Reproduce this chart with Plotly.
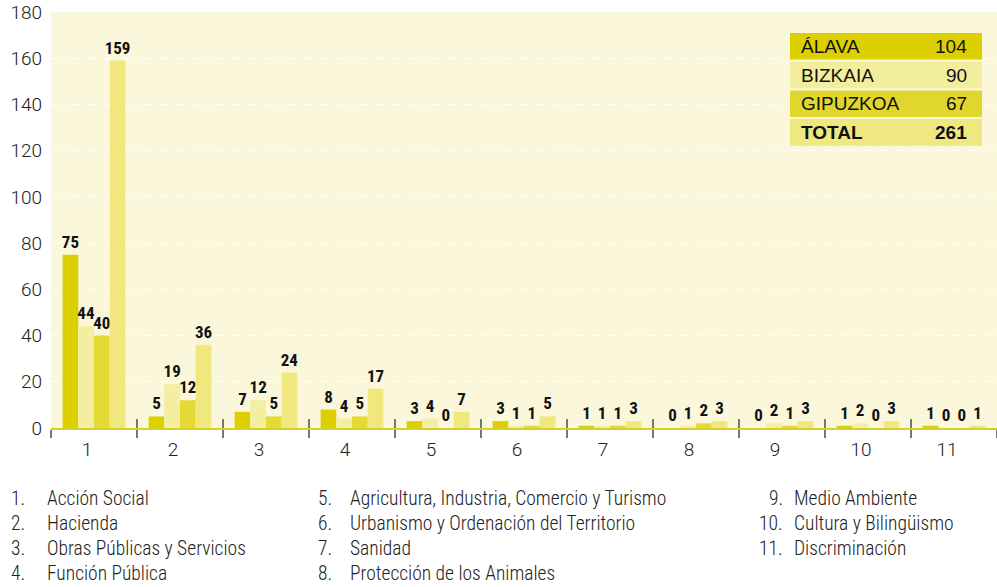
import plotly.graph_objects as go

# Complaints by subject area and territory
categories = ["1", "2", "3", "4", "5", "6", "7", "8", "9", "10", "11"]
category_names = [
    "Acción Social",
    "Hacienda",
    "Obras Públicas y Servicios",
    "Función Pública",
    "Agricultura, Industria, Comercio y Turismo",
    "Urbanismo y Ordenación del Territorio",
    "Sanidad",
    "Protección de los Animales",
    "Medio Ambiente",
    "Cultura y Bilingüismo",
    "Discriminación",
]
alava = [75, 5, 7, 8, 3, 3, 1, 0, 0, 1, 1]
bizkaia = [44, 19, 12, 4, 4, 1, 1, 1, 2, 2, 0]
gipuzkoa = [40, 12, 5, 5, 0, 1, 1, 2, 1, 0, 0]
total = [159, 36, 24, 17, 7, 5, 3, 3, 3, 3, 1]
series_names = ["ÁLAVA", "BIZKAIA", "GIPUZKOA", "TOTAL"]
y_ticks = [0, 20, 40, 60, 80, 100, 120, 140, 160, 180]

bar_colors = ["#dcd000", "#f3eea0", "#e4d935", "#f0e87e"]
table_colors = ["#dcd000", "#f2ee9e", "#e0d62e", "#efe780"]
plot_bg = "#faf7da"
value_font = "Roboto Condensed, Liberation Sans Narrow, Roboto, sans-serif"
text_font = "Roboto Condensed, Liberation Sans Narrow, Roboto, sans-serif"

fig = go.Figure()

for name, values, color in zip(series_names, [alava, bizkaia, gipuzkoa, total], bar_colors):
    fig.add_trace(go.Bar(
        x=categories,
        y=values,
        name=name,
        marker=dict(color=color, line=dict(width=0)),
        text=[str(v) for v in values],
        textposition="outside",
        constraintext="none",
        cliponaxis=False,
        textfont=dict(family=value_font, size=17, color="#111111", weight="bold"),
        showlegend=False,
        hoverinfo="skip",
    ))

# helper trace so the overlaid axis can draw the upward half of the boundary ticks
fig.add_trace(go.Scatter(
    x=categories, y=[0] * len(categories), xaxis="x2", mode="markers",
    marker=dict(opacity=0, size=1), showlegend=False, hoverinfo="skip",
))

plot_left, plot_width, plot_top, plot_height = 51, 946, 12, 416


def px_x(px):
    return (px - plot_left) / plot_width


def px_y(py):
    return (plot_top + plot_height - py) / plot_height


# summary box of totals per territory
sums = [sum(alava), sum(bizkaia), sum(gipuzkoa), sum(total)]
box_left, box_right, box_top, row_pitch, row_h = 790, 982, 33, 28.7, 26.6
for i, (name, s) in enumerate(zip(series_names, sums)):
    top = box_top + i * row_pitch
    fig.add_shape(
        type="rect", xref="paper", yref="paper",
        x0=px_x(box_left), x1=px_x(box_right),
        y0=px_y(top + row_h), y1=px_y(top),
        fillcolor=table_colors[i], line=dict(width=0), layer="above",
    )
    bold = i == 3
    label = "<b>" + name + "</b>" if bold else name
    value = "<b>" + str(s) + "</b>" if bold else str(s)
    fig.add_annotation(
        text=label, xref="paper", yref="paper",
        x=px_x(box_left + 9), y=px_y(top + row_h / 2),
        xanchor="left", yanchor="middle", showarrow=False,
        font=dict(family="Liberation Sans, Arial, sans-serif", size=19, color="#111111"),
    )
    fig.add_annotation(
        text=value, xref="paper", yref="paper",
        x=px_x(box_right - 13), y=px_y(top + row_h / 2),
        xanchor="right", yanchor="middle", showarrow=False,
        font=dict(family="Liberation Sans, Arial, sans-serif", size=19, color="#111111"),
    )

# subject-area key below the chart
columns = [(0, 4, 9, 45), (4, 8, 316, 348), (8, 11, 785, 792)]
line_y = [498, 523, 548, 573]
key_font = dict(family=text_font, size=19.5, color="#222222", weight=300)
for start, stop, num_x, txt_x in columns:
    for row, idx in enumerate(range(start, stop)):
        yp = px_y(line_y[row])
        num_anchor = "right" if start == 8 else "left"
        fig.add_annotation(
            text=categories[idx] + ".", xref="paper", yref="paper",
            x=px_x(num_x), y=yp,
            xanchor=num_anchor, yanchor="middle", showarrow=False,
            font=key_font,
        )
        fig.add_annotation(
            text=category_names[idx], xref="paper", yref="paper",
            x=px_x(txt_x), y=yp,
            xanchor="left", yanchor="middle", showarrow=False,
            font=key_font,
        )

fig.update_layout(
    width=997,
    height=587,
    margin=dict(l=51, r=0, t=12, b=159),
    paper_bgcolor="white",
    plot_bgcolor=plot_bg,
    barmode="group",
    bargap=0.27,
    bargroupgap=0,
    xaxis=dict(
        type="category",
        categoryarray=categories,
        range=[-0.5, 10.5],
        tickson="boundaries",
        ticks="outside",
        ticklen=8,
        tickwidth=2,
        tickcolor="#777777",
        showline=True,
        linecolor="#d8ce2a",
        linewidth=2,
        showgrid=False,
        ticklabelshift=-7,
        ticklabelstandoff=3,
        tickfont=dict(family="Roboto, sans-serif", size=19, color="#222222", weight=300),
    ),
    xaxis2=dict(
        type="category",
        categoryarray=categories,
        range=[-0.5, 10.5],
        overlaying="x",
        anchor="y",
        side="bottom",
        tickson="boundaries",
        ticks="inside",
        ticklen=9,
        tickwidth=2,
        tickcolor="#777777",
        showticklabels=False,
        showgrid=False,
        showline=False,
    ),
    yaxis=dict(
        range=[0, 180],
        tickvals=y_ticks,
        showgrid=True,
        gridcolor="white",
        griddash="dash",
        gridwidth=1,
        zeroline=False,
        showline=False,
        ticks="",
        ticklabelstandoff=8,
        tickfont=dict(family="Roboto, sans-serif", size=19, color="#222222", weight=300),
    ),
)

fig.write_html("out.html")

_____

Isolate the lines that hold the word "chart" and copy all of them.

§ Exercise result:
Reproduce this chart with Plotly.
# subject-area key below the chart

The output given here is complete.